Yeah, exactly! I need some lessons on that one; it took me three hours to string it up. In fact, my girlfriend works with Bjork, who knows him [Toumani] and when she [his girlfriend] met him and told him I had a kora he offered to give me a lesson next time he was in town.

That’s brilliant – you’ll have to make sure you follow him up on that. Given that you’ve got all these new instruments and sounds then, how are you going to tour the record?

Fucking good question! We’ve got all summer to plan that out, though. We really don’t know yet how it’s going to work. We’re possibly going to get a string quartet and a few other musicians on tour with us. Whatever happens it’s going to be a pain in the ass, especially touring overseas and having to carry all the gear around.

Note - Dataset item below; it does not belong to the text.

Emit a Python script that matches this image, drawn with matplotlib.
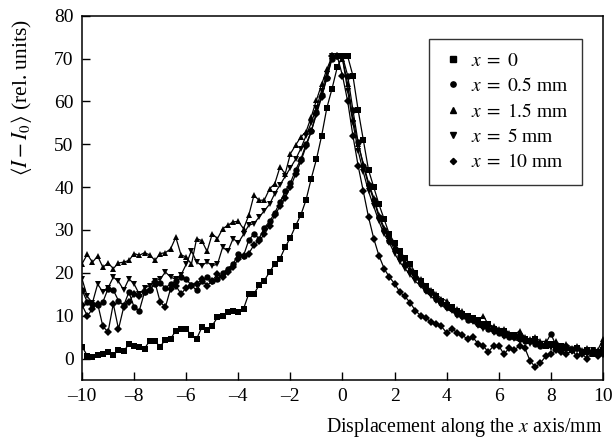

I want to ask you about the adverts you license your music to because these will in many cases be the medium through which people have discovered Ratatat. Why do you license your music to so many ads? Is the decision something you have control over?

We always have the last word and we always try to see and hear the final edit before we approve anything. We haven’t done too many ads lately, and I don’t think we’ve done too many overall, but after 5 years you’re more than willing to part ways with a song. By that point the song is often old and you’re bored of it and ready to move on to the next thing. So I guess that’s the reason behind licensing a lot of them. We actually say no to much more than you think – there are plenty of offers.

Is there anything you remember rejecting in particular?

Nothing I remember rejecting but I was proud that we got a song licensed to the film ‘Knocked Up’. You know that? I was pretty happy we got a song in that, even if it was only in small parts.